There is growing evidence of a link between childhood trauma and first-episode psychosis.
Research overseen by Orygen’s Dr Sarah Bendall has added to that body of evidence with a study showing that 53% of young people with psychosis had experienced childhood trauma.
“More than half of the young people who attend early psychosis services have experienced moderate to severe trauma. If we included mild traumas the percentage could be higher,” said the senior author of the research published in the British Journal of Clinical Psychology.
The study investigated the relationships between trauma, psychotic symptoms (hallucinations and delusions), post-traumatic intrusions and trauma-related beliefs.
“Analyses revealed that post-traumatic intrusions were independently associated with hallucination severity,” Dr Bendall said.
“While post-traumatic intrusions and trauma-related beliefs were associated with delusion severity.”

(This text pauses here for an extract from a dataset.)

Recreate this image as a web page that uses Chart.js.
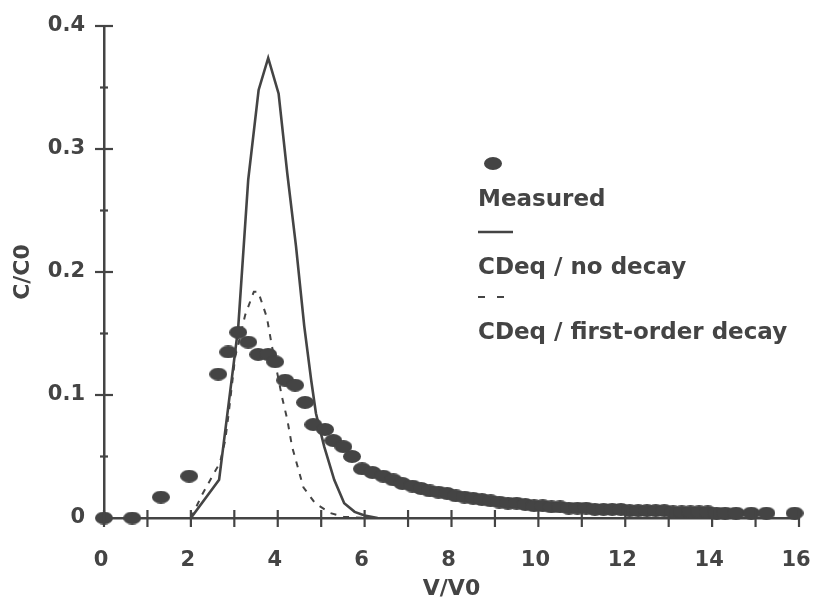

The findings implied that treating post-traumatic intrusions and beliefs could lead to a reduction in psychotic symptoms.
“It gives us more confidence that we can treat some hallucinations and delusions with the same psychological interventions we use to treat PTSD,” said Dr Bendall.
Dr Bendall hoped that the research would lead to routine assessment and treatment of childhood trauma and post-traumatic stress in clinical services dealing with first-episode psychosis.
“We need early psychosis clinicians to be comfortable treating trauma and we need to have clear evidence-based treatments for them to use,” Dr Bendall said.
“It should be seen as a normal part of early psychosis treatment.”